Most SA business owners who attend an AI event leave with a bag of brochures, a handful of business cards, and a vague sense of inspiration that evaporates within a fortnight. This is not a uniquely Adelaide problem — only 23% of marketers effectively track ROI from events, and more than half of enterprise marketers struggle to calculate it clearly — but it is a solvable one. For Adelaide business owners, the stakes are particularly high. South Australia's AI ecosystem is compact, relationship-driven, and unusually accessible. The same AIML engineers who have built production-grade AI systems for Cropify and Digital Constructors are often in the room at local events. The government representatives who administer SME grant programs attend the same networking drinks you do. Squandering that access through poor preparation is an expensive mistake.

This guide provides a concrete, step-by-step framework for turning your next Adelaide AI event into a measurable business outcome — covering pre-event research, in-event strategy, and the post-event follow-up discipline that separates attendees who act from those who merely observe.


Why Adelaide AI Events Are a Structurally Different Opportunity

Before diving into tactics, it is worth understanding why the ROI calculus for Adelaide AI events differs from attending a large interstate conference.

South Australia contributes more than 20% of the nation's AI research despite making up only 7% of Australia's population — a concentration of expertise that creates an unusually dense ecosystem in a geographically compact city. AIML's Industry Solutions team combines hands-on engineering with academic expertise to deliver practical AI and machine learning outcomes, and is based at Lot Fourteen in Adelaide's innovation district . This means that at an Adelaide AI event, the distance between a keynote speaker and a potential collaborator is often measured in metres, not flights.

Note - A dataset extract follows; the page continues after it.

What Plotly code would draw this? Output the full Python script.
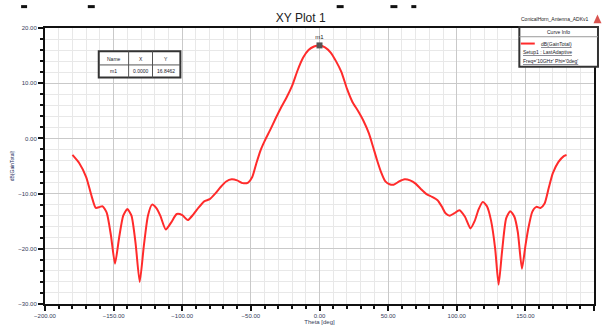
import plotly.graph_objects as go

# Far-field gain cut of the conical horn, Phi = 0 deg
theta_deg = [
    -180, -175, -170, -166, -163, -160, -158, -155, -152, -149, -146, -143,
    -140, -137, -134, -131, -128, -125, -122, -119, -116, -112, -108, -104,
    -100, -96, -92, -88, -84, -80, -76, -72, -68, -64, -60, -56, -52, -49,
    -46, -43, -40, -36, -32, -28, -24, -20, -16, -12, -8, -4, 0,
    4, 8, 12, 16, 20, 24, 28, 32, 36, 39, 42, 45, 48, 51, 54, 58, 62, 66,
    70, 74, 78, 82, 86, 89, 92, 95, 98, 102, 106, 110, 113, 116, 119, 122,
    125, 128, 130.5, 133, 136, 139, 142, 144.5, 147.5, 150, 152, 155, 158,
    161, 164, 167, 170, 174, 178, 180,
]
gain_db = [
    -3.0, -4.5, -7.0, -10.5, -12.6, -12.4, -12.3, -13.5, -17.5, -22.7, -18.0, -14.0,
    -12.8, -14.0, -19.0, -26.0, -19.5, -14.0, -12.0, -12.6, -14.0, -16.5, -15.2, -13.7,
    -13.9, -14.8, -13.8, -12.5, -11.4, -11.0, -10.0, -8.8, -7.8, -7.4, -7.6, -8.1, -8.0, -7.0,
    -4.5, -2.2, -0.5, 1.5, 3.6, 5.6, 7.4, 9.5, 12.3, 14.6, 16.0, 16.65, 16.8462,
    16.5, 15.6, 14.0, 12.0, 9.0, 6.6, 5.0, 3.2, 0.9, -1.5, -4.0, -6.2, -7.8, -8.3, -8.4, -7.8, -7.4, -7.6,
    -8.2, -9.2, -10.1, -10.6, -11.2, -12.3, -13.6, -14.0, -13.6, -13.0, -14.2, -16.3, -15.0, -12.8, -11.5, -12.3,
    -14.9, -20.0, -26.5, -20.5, -14.5, -13.2, -14.2, -17.0, -23.6, -19.5, -16.5, -13.3, -12.4,
    -12.6, -11.8, -9.0, -6.3, -4.3, -3.2, -3.0,
]

marker_name = "m1"
marker_theta = 0.0
marker_gain = gain_db[theta_deg.index(marker_theta)]

x_ticks = [-200, -150, -100, -50, 0, 50, 100, 150, 200]
y_ticks = [-30, -20, -10, 0, 10, 20]

legend_lines = ["dB(GainTotal)", "Setup1 : LastAdaptive", "Freq='10GHz' Phi='0deg'"]

tick_font = dict(family="Liberation Sans, Arial, sans-serif", size=6, color="#34405a")
small_font = dict(family="Liberation Sans, Arial, sans-serif", size=5, color="#1a1a2a")

fig = go.Figure()
fig.add_trace(go.Scatter(
    x=theta_deg, y=gain_db, mode="lines",
    line=dict(color="#ff2b2b", width=2, shape="spline", smoothing=0.6),
    showlegend=False, hoverinfo="skip",
))
fig.add_trace(go.Scatter(
    x=[marker_theta], y=[marker_gain], mode="markers+text",
    marker=dict(symbol="square", size=6, color="#555555"),
    text=[marker_name], textposition="top center",
    textfont=dict(family="Liberation Sans, Arial, sans-serif", size=6, color="#222"),
    showlegend=False, hoverinfo="skip",
))

axis_common = dict(
    showline=True, linecolor="#111111", linewidth=2, mirror=True,
    ticks="outside", ticklen=5, tickwidth=2, tickcolor="#111111",
    tickfont=tick_font, tickformat=".2f",
    showgrid=True, gridcolor="#c9c9c9", gridwidth=1, zeroline=False,
)
fig.update_xaxes(
    range=[-200, 200], tickvals=x_ticks,
    minor=dict(dtick=10, ticks="outside", ticklen=3, tickwidth=2, tickcolor="#111111",
               showgrid=True, gridcolor="#e8e8e8", gridwidth=1),
    title=dict(text="Theta [deg]", font=tick_font, standoff=1),
    **axis_common,
)
fig.update_yaxes(
    range=[-30, 20], tickvals=y_ticks,
    minor=dict(dtick=2, ticks="outside", ticklen=3, tickwidth=2, tickcolor="#111111",
               showgrid=True, gridcolor="#e8e8e8", gridwidth=1),
    title=dict(text="dB(GainTotal)", font=dict(family="Liberation Sans, Arial, sans-serif", size=5, color="#1a2a5a"), standoff=4),
    **axis_common,
)

shapes = []
annotations = []

# Marker table (Name / X / Y)
tx0, tx1, ty0, ty1 = 99, 181, 52, 79
cols = [99, 129, 153, 181]
row_mid = 66
for x0, x1, y0, y1 in [(tx0, tx1, ty0, ty1)]:
    shapes.append(dict(type="rect", xref="paper", yref="paper",
                       x0=0, x1=0, y0=0, y1=0, line=dict(width=0)))
W, H = 603, 331
L, R, T, B = 45, 596.5, 28, 312
pw, ph = R - L, B - T

def px(x):
    return (x - L) / pw

def py(y):
    return (B - y) / ph

shapes = [dict(type="rect", xref="paper", yref="paper",
               x0=px(tx0), x1=px(tx1), y0=py(ty1), y1=py(ty0),
               fillcolor="white", line=dict(color="#333333", width=2), layer="above")]
for c in cols[1:-1]:
    shapes.append(dict(type="line", xref="paper", yref="paper",
                       x0=px(c), x1=px(c), y0=py(ty1), y1=py(ty0),
                       line=dict(color="#555555", width=1)))
shapes.append(dict(type="line", xref="paper", yref="paper",
                   x0=px(tx0), x1=px(tx1), y0=py(row_mid), y1=py(row_mid),
                   line=dict(color="#555555", width=1)))
table_rows = [["Name", "X", "Y"],
              [marker_name, f"{marker_theta:.4f}", f"{marker_gain:.4f}"]]
for r, (yc, row) in enumerate(zip([59.5, 72.5], table_rows)):
    for c, val in enumerate(row):
        annotations.append(dict(xref="paper", yref="paper",
                                x=px((cols[c] + cols[c + 1]) / 2), y=py(yc),
                                text=val, showarrow=False, font=small_font,
                                xanchor="center", yanchor="middle"))

# Curve info box
lx0, lx1, ly0, ly1 = 521.5, 600.5, 27, 68
shapes.append(dict(type="rect", xref="paper", yref="paper",
                   x0=px(lx0), x1=px(lx1), y0=py(ly1), y1=py(ly0),
                   fillcolor="white", line=dict(color="#333333", width=2), layer="above"))
shapes.append(dict(type="line", xref="paper", yref="paper",
                   x0=px(lx0), x1=px(lx1), y0=py(37), y1=py(37),
                   line=dict(color="#999999", width=1)))
shapes.append(dict(type="line", xref="paper", yref="paper",
                   x0=px(523), x1=px(537), y0=py(44), y1=py(44),
                   line=dict(color="#ff2b2b", width=2)))
annotations.append(dict(xref="paper", yref="paper", x=px((lx0 + lx1) / 2), y=py(32),
                        text="Curve Info", showarrow=False, font=small_font,
                        xanchor="center", yanchor="middle"))
for yc, xl, txt in [(44, 541, legend_lines[0]), (53, 523, legend_lines[1]), (62, 523, legend_lines[2])]:
    annotations.append(dict(xref="paper", yref="paper", x=px(xl), y=py(yc),
                            text=f"<u>{txt}</u>", showarrow=False, font=small_font,
                            xanchor="left", yanchor="middle"))

# Design name and logo corner
annotations.append(dict(xref="paper", yref="paper", x=px(592), y=py(19),
                        text="ConicalHorn_Antenna_ADKv1", showarrow=False,
                        font=dict(family="Liberation Sans, Arial, sans-serif", size=5, color="#222"),
                        xanchor="right", yanchor="middle"))
shapes.append(dict(type="path", xref="paper", yref="paper",
                   path=f"M {px(596)} {py(23)} L {px(600)} {py(14)} L {px(604)} {py(23)} Z",
                   fillcolor="#d9534f", line=dict(width=0)))

# Clipped header fragments along the top edge
for x0, x1 in [(21, 27), (88, 95), (338, 345), (392, 399), (413, 418)]:
    shapes.append(dict(type="line", xref="paper", yref="paper",
                       x0=px(x0), x1=px(x1), y0=py(6), y1=py(6),
                       line=dict(color="#111111", width=3)))

fig.update_layout(
    width=W, height=H,
    margin=dict(l=L, r=W - R, t=T, b=H - B),
    paper_bgcolor="white", plot_bgcolor="white",
    title=dict(text="XY Plot 1", x=px(320), xanchor="center", y=1 - 18 / H, yanchor="middle",
               font=dict(family="Liberation Sans, Arial, sans-serif", size=12, color="#222")),
    shapes=shapes, annotations=annotations,
)

fig.write_html("out.html")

A Harvard Business Review–cited survey found that 95% of professionals believe face-to-face meetings are essential for building strong business relationships — and in Adelaide's intimate ecosystem, those meetings carry compounding value. A connection made at an AIML Research Showcase or a Responsible AI Symposium can, within weeks, translate into an SME Grant Program application, a funded prototype, or a direct introduction to a government decision-maker.

The challenge is that only 15% of organizers rate their networking experiences as very effective . The gap between attending and benefiting is a preparation problem, not a proximity problem.


Phase 1: Pre-Event Research and Goal-Setting (2–4 Weeks Before)

Define Your Single Most Important Question

The most common mistake SA business owners make before attending an AI event is arriving with a general intention to "learn about AI." This produces general, non-actionable takeaways. Instead, before any Adelaide AI event, define the one question your business most needs answered. Examples:

  • "Does my business have enough data to qualify for the AIML Industrial AI SME Grant Program?"
  • "Which AI tool would most reduce time spent on [specific task] in my operation?"
  • "Is our current data management practice compatible with Australia's privacy obligations for AI systems?"
  • "What has actually worked for other SA businesses in [your sector]?"

This single question becomes your navigation tool for session selection, speaker targeting, and networking priorities.

Research the Speakers and Organisations You Will Encounter

Adelaide AI events draw a recurring cast of highly accessible experts. Knowing who they are — and what they can offer your business — before you arrive is non-negotiable.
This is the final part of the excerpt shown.